Novell has never licensed the communications protocols made available for the Windows desktop because the terms were too restrictive and expensive, Lowry said. Novell may not bother licensing the new server protocols in Europe if the terms remain cost prohibitive. Still, Novell is not ready to pronounce what steps it will take or whether the order will help Novell's Linux desktop or server compete against Windows server in the European market.

Samba, the open-source project whose file and print server competes with Microsoft's Windows server operating system, said it would be interested in licensing protocols related to Windows replication, searching and remote communication. For the time being, however, Samba remains in a similar position of uncertainty.

Jeremy Allison, a key developer on the Samba project, said the ruling "is meaningless" if royalties must be paid for each copy that uses the protocol because of the terms imposed by the General Public License.

"If Microsoft is allowed to keep charging royalties, then the European Commission has just wasted a big amount of money and everyone's time," Allison told CRN. "Microsoft is using that as their method of preventing [the code] from being exposed to any real competitor."

On the other hand, more favorable terms would allow developers like Samba to improve out-of-the-box interoperability with Windows client and server software.
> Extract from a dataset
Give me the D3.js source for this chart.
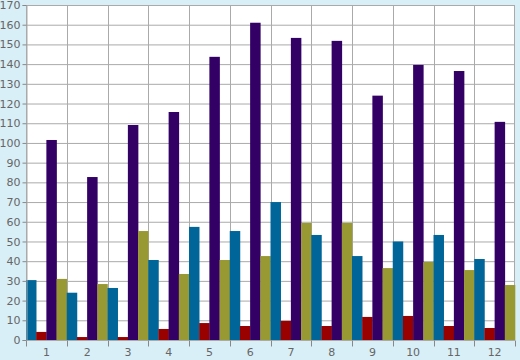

Developers, for instance, could create Active Directory-compatible directory servers, allowing Windows clients to easily talk to any directory server without additional software.

Samba is preparing Samba 4.0, for release next year, to support Microsoft Active Directory. The open-source group would be interested in licensing server protocols that look up user privileges, execute group policies and perform other enterprise file-serving tasks that Windows clients currently use, Allison said.

According to the 90-page decision issued Wednesday, Microsoft has 120 days to release specifications for the protocols used by the Windows server to deliver file and print services and "user administration services," including the Windows Domain Controller services, Active Directory services and Group Policy services to the Windows client. Brad Smith, Microsoft's chief legal counsel, said during a press conference Wednesday that for "common sense" reasons, the European Commission is not forcing Microsoft to divulge its intellectual property to competitors at no cost.

The Redmond, Wash., software giant pointed out that Sun Microsystems, the most significant competitor involved in the European case, has access to its server protocols following a major settlement the pair arrived at last April. Microsoft also claimed that Novell, another major competitor involved in the European case, did not require Microsoft to license server protocols more liberally as part of a settlement those two companies reached last month. Smith acknowledged that Microsoft plans to impose royalties, even though it would impact backers of free software, which adhere to the GPL.

As ISVs and developers wait to view terms and conditions for the server protocols, others in the channel are assessing how to prepare for the new Windows offering through distribution.

Softchoice, a Microsoft large account reseller and partner in Toronto, said the decision will have little impact on PC-Ware, its European partner that serves North American customers across the pond.

"It doesn't mean much," said Nick Foster, vice president of marketing at Softchoice. "It's just another SKU and that might add more complexity into licensing agreements, but how many businesses use [the Windows] Media Player anyway?"

Wall Street firms took the order in stride. Charles Di Bona, a financial analyst for Sanford Bernstein, noted that many of the communications protocols have been released as part of the U.S. antitrust settlement, and that any new protocols would have little impact on competition.

"While the headline value of the court's ruling may have a slight negative effect on Microsoft's stock, we believe that the practical implications of the ruling are minimal," wrote Di Bona in a report issued today. "The two versions [of Windows] will in fact be priced the same, eliminating any top-line impact. Any incremental disclosures [of new server communication protocols] must be assessed on a case-by-case basis, but we suspect the true competitive impacts will be modest."